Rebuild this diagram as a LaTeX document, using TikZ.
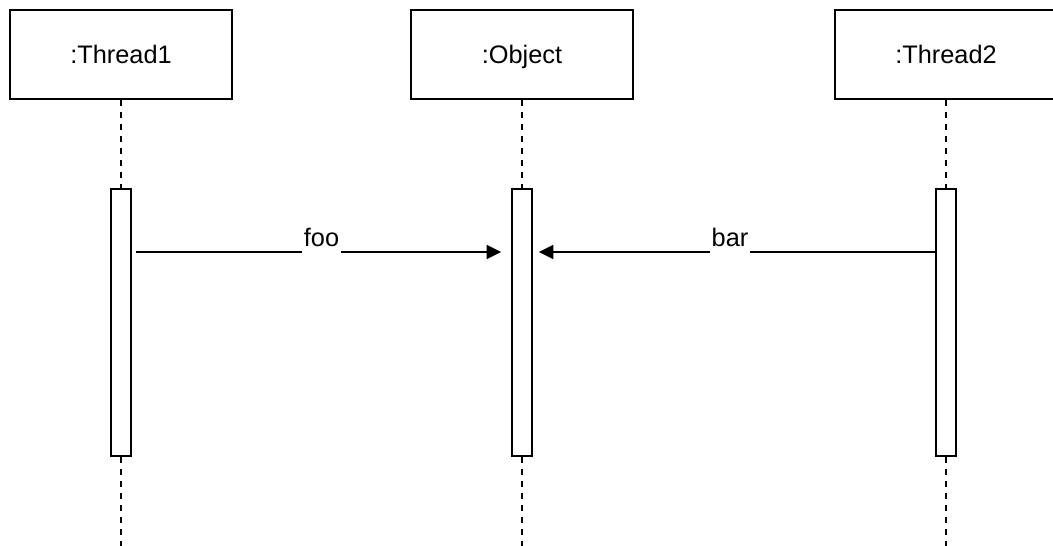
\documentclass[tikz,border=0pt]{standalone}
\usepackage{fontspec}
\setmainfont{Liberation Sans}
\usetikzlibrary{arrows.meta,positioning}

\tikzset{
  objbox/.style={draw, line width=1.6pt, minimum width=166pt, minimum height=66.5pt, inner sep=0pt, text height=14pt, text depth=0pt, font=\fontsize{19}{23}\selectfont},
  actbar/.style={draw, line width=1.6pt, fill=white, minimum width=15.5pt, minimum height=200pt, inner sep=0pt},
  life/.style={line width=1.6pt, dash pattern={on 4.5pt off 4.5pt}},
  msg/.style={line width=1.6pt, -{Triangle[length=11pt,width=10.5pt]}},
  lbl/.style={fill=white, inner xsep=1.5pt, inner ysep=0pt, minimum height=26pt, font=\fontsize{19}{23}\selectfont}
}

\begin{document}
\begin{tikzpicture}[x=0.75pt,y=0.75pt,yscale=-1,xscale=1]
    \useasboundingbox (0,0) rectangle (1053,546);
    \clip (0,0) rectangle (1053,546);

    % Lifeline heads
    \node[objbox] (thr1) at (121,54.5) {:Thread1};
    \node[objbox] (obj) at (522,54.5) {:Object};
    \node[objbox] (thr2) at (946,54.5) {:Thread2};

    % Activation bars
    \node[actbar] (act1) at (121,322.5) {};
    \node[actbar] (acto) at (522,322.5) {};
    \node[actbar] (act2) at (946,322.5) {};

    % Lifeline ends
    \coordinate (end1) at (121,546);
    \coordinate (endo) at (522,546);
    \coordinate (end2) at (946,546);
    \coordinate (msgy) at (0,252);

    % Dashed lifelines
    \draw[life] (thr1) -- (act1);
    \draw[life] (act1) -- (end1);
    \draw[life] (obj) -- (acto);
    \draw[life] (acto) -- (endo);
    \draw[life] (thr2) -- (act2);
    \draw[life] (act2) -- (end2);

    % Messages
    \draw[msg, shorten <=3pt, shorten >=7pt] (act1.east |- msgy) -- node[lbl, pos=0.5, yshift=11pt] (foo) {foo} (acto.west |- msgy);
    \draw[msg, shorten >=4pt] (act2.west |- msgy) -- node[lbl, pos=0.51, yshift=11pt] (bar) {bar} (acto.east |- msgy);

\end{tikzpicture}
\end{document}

********

* [Short exercise] Exactly as they appear, print the lines of the listing above from its first line through the line that contains "(thr2) at (946,54.5)", minus the pictures.

* [The output]
Rebuild this diagram as a LaTeX document, using TikZ.
\documentclass[tikz,border=0pt]{standalone}
\usepackage{fontspec}
\setmainfont{Liberation Sans}
\usetikzlibrary{arrows.meta,positioning}

\tikzset{
  objbox/.style={draw, line width=1.6pt, minimum width=166pt, minimum height=66.5pt, inner sep=0pt, text height=14pt, text depth=0pt, font=\fontsize{19}{23}\selectfont},
  actbar/.style={draw, line width=1.6pt, fill=white, minimum width=15.5pt, minimum height=200pt, inner sep=0pt},
  life/.style={line width=1.6pt, dash pattern={on 4.5pt off 4.5pt}},
  msg/.style={line width=1.6pt, -{Triangle[length=11pt,width=10.5pt]}},
  lbl/.style={fill=white, inner xsep=1.5pt, inner ysep=0pt, minimum height=26pt, font=\fontsize{19}{23}\selectfont}
}

\begin{document}
\begin{tikzpicture}[x=0.75pt,y=0.75pt,yscale=-1,xscale=1]
    \useasboundingbox (0,0) rectangle (1053,546);
    \clip (0,0) rectangle (1053,546);

    % Lifeline heads
    \node[objbox] (thr1) at (121,54.5) {:Thread1};
    \node[objbox] (obj) at (522,54.5) {:Object};
    \node[objbox] (thr2) at (946,54.5) {:Thread2};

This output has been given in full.